Malawi’s Department of Climate Change and Meteorological Services has warned of heavy rainfall and flash floods for the next two to three weeks.
“So far, it is estimated that 69,995 people have been displaced by the floods and 48 people have lost their lives. The floods have also damaged a lot of hectares of crops, washed away livestock and damaged infrastructure such as roads and bridges,” Mutharika said in a statement late on Tuesday.
He also said many people remained stranded and would need to be rescued from low-lying areas prone to flooding.
“I declare all the 15 districts that have been affected by floods Disaster Areas... I appeal for humanitarian assistance, from the international donor community,” he said.

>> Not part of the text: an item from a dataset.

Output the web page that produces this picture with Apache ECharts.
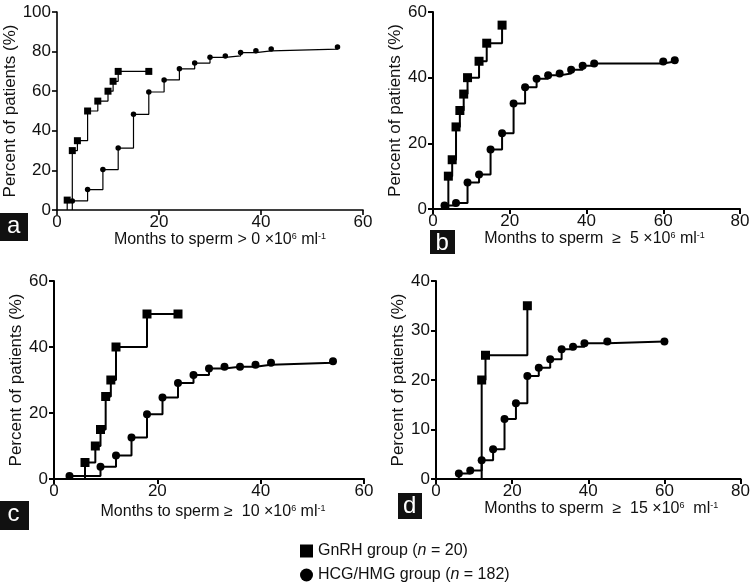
<!DOCTYPE html>
<html>
<head>
<meta charset="utf-8">
<script src="https://cdn.jsdelivr.net/npm/echarts@6/dist/echarts.min.js"></script>
<style>
html,body{margin:0;padding:0;background:#fff;}
#chart{width:753px;height:585px;}
</style>
</head>
<body>
<div id="chart"></div>
<script>
// Panel a: sperm > 0
const aGnRHMonths = [2, 3, 4, 6, 8, 10, 11, 12, 18];
const aGnRHPct    = [5, 30, 35, 50, 55, 60, 65, 70, 70];
const aHcgMonths  = [3, 6, 9, 12, 15, 18, 21, 24, 27, 30, 33, 36, 39, 42, 55];
const aHcgPct     = [4.6, 10.3, 20.4, 31.3, 48.3, 59.6, 65.7, 71.3, 74.2, 77.1, 77.8, 79.5, 80.4, 81.3, 82.3];
// Panel b: sperm >= 5
const bGnRHMonths = [4, 5, 6, 7, 8, 9, 12, 14, 18];
const bGnRHPct    = [10, 15, 25, 30, 35, 40, 45, 50.5, 56];
const bHcgMonths  = [3, 6, 9, 12, 15, 18, 21, 24, 27, 30, 33, 36, 39, 42, 60, 63];
const bHcgPct     = [1.1, 1.8, 8.1, 10.5, 18.1, 23.1, 32.1, 37.1, 39.7, 40.7, 41.3, 42.4, 43.6, 44.3, 44.9, 45.3];
// Panel c: sperm >= 10
const cGnRHMonths = [6, 8, 9, 10, 11, 12, 18, 24];
const cGnRHPct    = [5, 10, 15, 25, 30, 40, 50, 50];
const cHcgMonths  = [3, 9, 12, 15, 18, 21, 24, 27, 30, 33, 36, 39, 42, 54];
const cHcgPct     = [0.9, 3.7, 7.1, 12.6, 19.6, 24.7, 29.1, 31.5, 33.5, 34.0, 34.0, 34.6, 35.2, 35.7];
// Panel d: sperm >= 15
const dGnRHMonths = [12, 13, 24];
const dGnRHPct    = [20, 25, 35];
const dHcgMonths  = [6, 9, 12, 15, 18, 21, 24, 27, 30, 33, 36, 39, 45, 60];
const dHcgPct     = [1.1, 1.7, 3.8, 6.0, 12.1, 15.3, 20.8, 22.5, 24.2, 26.2, 26.7, 27.4, 27.8, 27.8];

const xMax = [60, 80, 60, 80];
const yMax = [100, 60, 60, 40];
const yInterval = [20, 20, 20, 10];
const panelLetters = ['a', 'b', 'c', 'd'];
const xNames = [
  'Months to sperm > 0 ×10{s|6} ml{s|-1}',
  'Months to sperm  ≥  5 ×10{s|6} ml{s|-1}',
  'Months to sperm ≥  10 ×10{s|6} ml{s|-1}',
  'Months to sperm  ≥  15 ×10{s|6}  ml{s|-1}'
];
const yName = 'Percent of patients (%)';
const legendNames = ['GnRH', 'HCG'];

const FONT = '"Liberation Sans", Arial, Helvetica, sans-serif';

const grids = [
  {left: 57, right: 390, top: 12, bottom: 375},
  {left: 433, right: 13, top: 12, bottom: 376},
  {left: 54, right: 389, top: 281, bottom: 106},
  {left: 436, right: 8, top: 281, bottom: 106}
];
const lineW = [1.2, 2, 2, 2];
const axisW = [1.6, 2, 2, 2];
const sqSize = [7, 9, 9, 9];
const ciSize = [5.5, 8, 8, 8];
const xNameGap = [15, 18, 25, 10];
const xNamePad = [[0,0,0,20], [0,0,0,16], [0,0,0,8], [0,0,0,26]];
const yNameGap = [25, 25, 24, 27];

function km(months, pct) {
  const pts = [[months[0], 0, false]];
  for (let i = 0; i < months.length; i++) pts.push([months[i], pct[i], true]);
  return pts.map(p => ({value: [p[0], p[1]], symbol: p[2] ? undefined : 'none'}));
}

const seriesData = [
  [aGnRHMonths, aGnRHPct, aHcgMonths, aHcgPct],
  [bGnRHMonths, bGnRHPct, bHcgMonths, bHcgPct],
  [cGnRHMonths, cGnRHPct, cHcgMonths, cHcgPct],
  [dGnRHMonths, dGnRHPct, dHcgMonths, dHcgPct]
];

const xAxis = [], yAxis = [], series = [];
for (let i = 0; i < 4; i++) {
  xAxis.push({
    type: 'value', gridIndex: i, min: 0, max: xMax[i], interval: 20,
    splitLine: {show: false},
    axisLine: {show: true, onZero: false, lineStyle: {color: '#000', width: axisW[i]}},
    axisTick: {show: true, length: 5, lineStyle: {color: '#000', width: axisW[i]}},
    axisLabel: {color: '#111', fontSize: 17, fontFamily: FONT, margin: 4},
    name: xNames[i], nameLocation: 'middle', nameGap: xNameGap[i],
    nameTextStyle: {
      color: '#111', fontSize: 16, fontFamily: FONT, padding: xNamePad[i],
      verticalAlign: 'top',
      rich: {s: {fontSize: 9, fontFamily: FONT, color: '#111', verticalAlign: 'top', padding: [0, 0, 6, 0]}}
    }
  });
  yAxis.push({
    type: 'value', gridIndex: i, min: 0, max: yMax[i], interval: yInterval[i],
    splitLine: {show: false},
    axisLine: {show: true, lineStyle: {color: '#000', width: axisW[i]}},
    axisTick: {show: true, length: 5, lineStyle: {color: '#000', width: axisW[i]}},
    axisLabel: {color: '#111', fontSize: 17, fontFamily: FONT, margin: 6},
    name: yName, nameLocation: 'middle', nameGap: yNameGap[i],
    nameTextStyle: {color: '#111', fontSize: 17, fontFamily: FONT}
  });
  const d = seriesData[i];
  series.push({
    name: legendNames[0], type: 'line', xAxisIndex: i, yAxisIndex: i, step: 'end',
    data: km(d[0], d[1]), symbol: 'rect', symbolSize: sqSize[i],
    itemStyle: {color: '#000'}, lineStyle: {color: '#000', width: lineW[i]},
    animation: false, z: 3
  });
  series.push({
    name: legendNames[1], type: 'line', xAxisIndex: i, yAxisIndex: i, step: 'end',
    data: km(d[2], d[3]), symbol: 'circle', symbolSize: ciSize[i],
    itemStyle: {color: '#000'}, lineStyle: {color: '#000', width: lineW[i]},
    animation: false, z: 2
  });
}

const letterBoxes = [
  {x: 0, y: 213, w: 28, h: 28},
  {x: 430, y: 230, w: 25, h: 24},
  {x: 0, y: 501, w: 29, h: 29},
  {x: 398, y: 493, w: 24, h: 26}
];
const graphic = [];
letterBoxes.forEach((b, i) => {
  graphic.push({type: 'rect', left: b.x, top: b.y, shape: {width: b.w, height: b.h}, style: {fill: '#111'}});
  graphic.push({type: 'text', left: b.x + b.w / 2 - 7, top: b.y + 1,
    style: {text: panelLetters[i], fill: '#fff', font: '24px ' + FONT}});
});

const legendLabels = {
  GnRH: '{t|GnRH group (}{i|n}{t| = 20)}',
  HCG: '{t|HCG/HMG group (}{i|n}{t| = 182)}'
};
const legendText = {
  color: '#111', fontSize: 16, fontFamily: FONT,
  rich: {
    t: {fontSize: 16, fontFamily: FONT, color: '#111'},
    i: {fontSize: 16, fontFamily: FONT, color: '#111', fontStyle: 'italic'}
  }
};
const legends = [
  {name: 'GnRH', icon: 'rect', top: 538},
  {name: 'HCG', icon: 'circle', top: 562}
].map(l => ({
  left: 295, top: l.top, itemWidth: 13, itemHeight: 13, selectedMode: false,
  data: [{name: l.name, icon: l.icon}],
  formatter: n => legendLabels[n],
  textStyle: legendText
}));

const chart = echarts.init(document.getElementById('chart'), null, {renderer: 'canvas'});
chart.setOption({
  backgroundColor: '#fff',
  animation: false,
  grid: grids,
  xAxis: xAxis,
  yAxis: yAxis,
  series: series,
  graphic: graphic,
  legend: legends
});
</script>
</body>
</html>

The crop outlook in Malawi, where much agriculture is still done by subsistence farmers, has deteriorated after a late start to rains in the summer planting season which usually gets underway in October or November.
“Delayed and overall below-average cumulative rains since the start of the rainy season in October last year have adversely affected the 2015 cereal crops, but prolonged heavy rains may worsen the situation,” said Jeffrey Luhanga, Principal Secretary in the Ministry of Agriculture.
Wet weather has also wrought damage in neighboring Mozambique, which has been hit periodically by catastrophic floods in the past.
South Africa’s defense department said on Wednesday it would deploy helicopters, Navy divers and medical personnel to assist people in Mozambique’s flood-stricken Zambezia province.
Bridges have collapsed and the newly elected government there has declared a “red alert” for the central and northern parts of the country. It was sending rescue boats and aid to stricken areas.